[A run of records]
==============================

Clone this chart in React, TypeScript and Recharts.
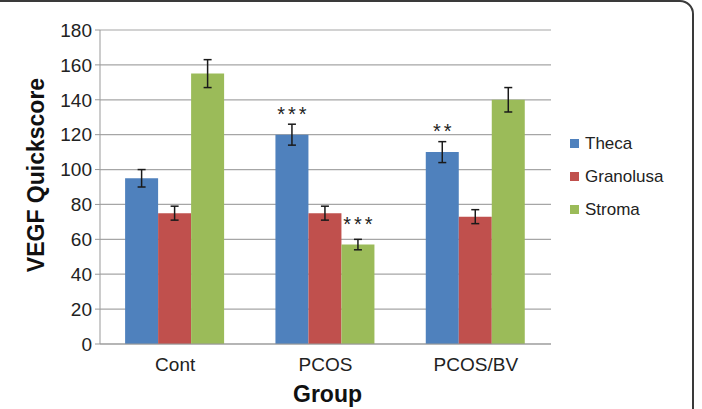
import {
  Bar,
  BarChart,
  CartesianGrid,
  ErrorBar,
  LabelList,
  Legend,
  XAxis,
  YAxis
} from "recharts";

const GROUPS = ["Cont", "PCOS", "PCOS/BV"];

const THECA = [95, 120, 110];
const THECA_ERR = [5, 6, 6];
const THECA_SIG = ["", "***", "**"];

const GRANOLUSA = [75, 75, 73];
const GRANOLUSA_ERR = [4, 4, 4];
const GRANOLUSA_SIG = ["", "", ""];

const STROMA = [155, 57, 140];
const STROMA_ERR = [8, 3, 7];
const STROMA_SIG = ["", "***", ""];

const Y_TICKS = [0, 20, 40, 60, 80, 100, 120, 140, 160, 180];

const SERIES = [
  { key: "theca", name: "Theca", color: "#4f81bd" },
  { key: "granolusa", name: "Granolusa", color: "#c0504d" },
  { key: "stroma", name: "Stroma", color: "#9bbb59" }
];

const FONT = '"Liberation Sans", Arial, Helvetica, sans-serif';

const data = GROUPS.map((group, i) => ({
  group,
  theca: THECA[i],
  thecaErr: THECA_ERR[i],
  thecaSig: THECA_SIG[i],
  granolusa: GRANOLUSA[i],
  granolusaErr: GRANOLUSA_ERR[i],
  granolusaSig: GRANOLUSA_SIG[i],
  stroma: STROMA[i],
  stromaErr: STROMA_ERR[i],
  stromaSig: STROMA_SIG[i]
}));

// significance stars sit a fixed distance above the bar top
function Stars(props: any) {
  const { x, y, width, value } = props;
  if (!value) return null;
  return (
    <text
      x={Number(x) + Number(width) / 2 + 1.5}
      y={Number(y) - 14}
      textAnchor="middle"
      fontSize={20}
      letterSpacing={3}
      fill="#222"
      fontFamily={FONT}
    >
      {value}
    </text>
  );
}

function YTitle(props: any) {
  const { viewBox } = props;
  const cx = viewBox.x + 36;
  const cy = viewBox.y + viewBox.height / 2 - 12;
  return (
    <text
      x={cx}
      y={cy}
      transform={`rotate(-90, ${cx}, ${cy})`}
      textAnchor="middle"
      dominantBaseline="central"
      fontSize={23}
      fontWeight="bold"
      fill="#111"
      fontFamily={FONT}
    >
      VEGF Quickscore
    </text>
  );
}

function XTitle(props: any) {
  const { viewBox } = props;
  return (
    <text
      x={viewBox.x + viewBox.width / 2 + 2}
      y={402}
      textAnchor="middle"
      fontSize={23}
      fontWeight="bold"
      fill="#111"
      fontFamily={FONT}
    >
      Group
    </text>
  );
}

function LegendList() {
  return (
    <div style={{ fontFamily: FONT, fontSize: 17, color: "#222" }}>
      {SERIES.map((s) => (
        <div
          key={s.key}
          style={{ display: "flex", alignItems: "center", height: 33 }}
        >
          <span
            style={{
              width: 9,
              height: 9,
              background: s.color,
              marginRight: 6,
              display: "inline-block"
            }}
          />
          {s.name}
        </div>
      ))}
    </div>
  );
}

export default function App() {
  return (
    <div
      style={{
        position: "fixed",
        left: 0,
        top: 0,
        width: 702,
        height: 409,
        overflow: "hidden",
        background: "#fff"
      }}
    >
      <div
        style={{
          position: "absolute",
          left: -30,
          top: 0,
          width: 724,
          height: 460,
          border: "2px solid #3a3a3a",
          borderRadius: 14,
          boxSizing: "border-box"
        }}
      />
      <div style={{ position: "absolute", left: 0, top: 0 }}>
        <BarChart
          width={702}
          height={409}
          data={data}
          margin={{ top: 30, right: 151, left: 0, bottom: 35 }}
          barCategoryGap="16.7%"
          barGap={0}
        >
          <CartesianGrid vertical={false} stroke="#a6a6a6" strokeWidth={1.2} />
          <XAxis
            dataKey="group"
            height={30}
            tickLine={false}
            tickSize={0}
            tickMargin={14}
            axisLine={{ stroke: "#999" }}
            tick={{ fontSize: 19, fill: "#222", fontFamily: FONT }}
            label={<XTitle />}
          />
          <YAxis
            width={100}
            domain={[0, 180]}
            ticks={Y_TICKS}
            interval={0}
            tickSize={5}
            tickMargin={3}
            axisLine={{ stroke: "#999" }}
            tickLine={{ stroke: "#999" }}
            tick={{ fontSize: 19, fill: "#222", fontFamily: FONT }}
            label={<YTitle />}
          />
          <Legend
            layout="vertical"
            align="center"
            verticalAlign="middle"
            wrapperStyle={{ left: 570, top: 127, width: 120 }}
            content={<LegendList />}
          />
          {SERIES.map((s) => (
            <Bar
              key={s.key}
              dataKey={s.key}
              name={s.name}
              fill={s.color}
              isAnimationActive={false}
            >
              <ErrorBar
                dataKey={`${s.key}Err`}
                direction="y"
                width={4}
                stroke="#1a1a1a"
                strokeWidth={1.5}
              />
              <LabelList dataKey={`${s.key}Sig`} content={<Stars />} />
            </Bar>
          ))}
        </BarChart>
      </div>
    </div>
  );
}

==============================

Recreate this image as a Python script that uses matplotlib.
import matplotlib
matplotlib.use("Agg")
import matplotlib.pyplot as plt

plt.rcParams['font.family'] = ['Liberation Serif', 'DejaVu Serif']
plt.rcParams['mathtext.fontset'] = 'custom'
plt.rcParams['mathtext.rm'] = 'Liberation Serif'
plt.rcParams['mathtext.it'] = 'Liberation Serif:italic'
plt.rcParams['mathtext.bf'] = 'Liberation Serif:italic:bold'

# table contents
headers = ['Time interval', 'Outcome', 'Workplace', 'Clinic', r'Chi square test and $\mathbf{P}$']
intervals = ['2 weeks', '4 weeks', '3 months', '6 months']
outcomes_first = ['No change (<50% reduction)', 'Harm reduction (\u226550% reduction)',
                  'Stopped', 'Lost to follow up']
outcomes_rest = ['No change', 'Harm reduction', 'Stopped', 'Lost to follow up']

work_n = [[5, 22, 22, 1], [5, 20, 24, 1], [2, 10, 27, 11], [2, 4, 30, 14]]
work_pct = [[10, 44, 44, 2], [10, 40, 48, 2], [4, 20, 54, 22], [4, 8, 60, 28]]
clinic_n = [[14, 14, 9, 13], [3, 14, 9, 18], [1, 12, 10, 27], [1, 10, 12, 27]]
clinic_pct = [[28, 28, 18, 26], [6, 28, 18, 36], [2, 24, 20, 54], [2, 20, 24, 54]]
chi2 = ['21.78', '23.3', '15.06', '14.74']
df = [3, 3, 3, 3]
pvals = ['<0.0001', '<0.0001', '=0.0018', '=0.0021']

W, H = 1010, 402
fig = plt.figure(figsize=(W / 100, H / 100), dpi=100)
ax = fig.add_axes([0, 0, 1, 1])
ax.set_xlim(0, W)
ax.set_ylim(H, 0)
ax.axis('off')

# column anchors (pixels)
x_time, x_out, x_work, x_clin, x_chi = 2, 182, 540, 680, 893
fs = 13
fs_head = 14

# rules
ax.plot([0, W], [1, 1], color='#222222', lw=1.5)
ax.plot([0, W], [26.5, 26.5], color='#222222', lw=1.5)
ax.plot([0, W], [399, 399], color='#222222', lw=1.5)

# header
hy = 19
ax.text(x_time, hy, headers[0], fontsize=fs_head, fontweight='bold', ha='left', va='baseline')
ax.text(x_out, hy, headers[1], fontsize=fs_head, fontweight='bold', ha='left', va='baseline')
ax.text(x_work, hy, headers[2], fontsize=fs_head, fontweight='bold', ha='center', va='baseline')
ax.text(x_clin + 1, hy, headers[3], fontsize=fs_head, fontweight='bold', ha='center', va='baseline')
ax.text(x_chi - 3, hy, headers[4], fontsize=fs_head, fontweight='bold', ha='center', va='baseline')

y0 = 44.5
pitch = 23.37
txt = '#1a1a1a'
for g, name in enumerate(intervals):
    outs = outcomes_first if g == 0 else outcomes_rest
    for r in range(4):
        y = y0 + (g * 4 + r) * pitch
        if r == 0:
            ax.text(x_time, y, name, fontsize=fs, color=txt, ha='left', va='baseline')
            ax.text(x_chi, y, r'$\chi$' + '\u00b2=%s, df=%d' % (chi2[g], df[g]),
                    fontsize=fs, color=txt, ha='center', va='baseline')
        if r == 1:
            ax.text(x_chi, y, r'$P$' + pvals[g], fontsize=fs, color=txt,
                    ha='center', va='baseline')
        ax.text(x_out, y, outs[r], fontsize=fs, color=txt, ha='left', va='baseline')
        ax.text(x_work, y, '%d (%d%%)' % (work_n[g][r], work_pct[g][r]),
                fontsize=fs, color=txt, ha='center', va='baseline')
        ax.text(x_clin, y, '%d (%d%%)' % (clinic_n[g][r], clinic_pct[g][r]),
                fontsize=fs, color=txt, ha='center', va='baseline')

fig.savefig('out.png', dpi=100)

==============================

→ **Written problem**: Repeat, unchanged, every line from the one that contains "Recreate this image" to the one that contains "pvals = ['<0.0001', '<0.0001', '=0.0018', '=0.0021']", including both, and no other line.

→ **The response**:
Recreate this image as a Python script that uses matplotlib.
import matplotlib
matplotlib.use("Agg")
import matplotlib.pyplot as plt

plt.rcParams['font.family'] = ['Liberation Serif', 'DejaVu Serif']
plt.rcParams['mathtext.fontset'] = 'custom'
plt.rcParams['mathtext.rm'] = 'Liberation Serif'
plt.rcParams['mathtext.it'] = 'Liberation Serif:italic'
plt.rcParams['mathtext.bf'] = 'Liberation Serif:italic:bold'

# table contents
headers = ['Time interval', 'Outcome', 'Workplace', 'Clinic', r'Chi square test and $\mathbf{P}$']
intervals = ['2 weeks', '4 weeks', '3 months', '6 months']
outcomes_first = ['No change (<50% reduction)', 'Harm reduction (\u226550% reduction)',
                  'Stopped', 'Lost to follow up']
outcomes_rest = ['No change', 'Harm reduction', 'Stopped', 'Lost to follow up']

work_n = [[5, 22, 22, 1], [5, 20, 24, 1], [2, 10, 27, 11], [2, 4, 30, 14]]
work_pct = [[10, 44, 44, 2], [10, 40, 48, 2], [4, 20, 54, 22], [4, 8, 60, 28]]
clinic_n = [[14, 14, 9, 13], [3, 14, 9, 18], [1, 12, 10, 27], [1, 10, 12, 27]]
clinic_pct = [[28, 28, 18, 26], [6, 28, 18, 36], [2, 24, 20, 54], [2, 20, 24, 54]]
chi2 = ['21.78', '23.3', '15.06', '14.74']
df = [3, 3, 3, 3]
pvals = ['<0.0001', '<0.0001', '=0.0018', '=0.0021']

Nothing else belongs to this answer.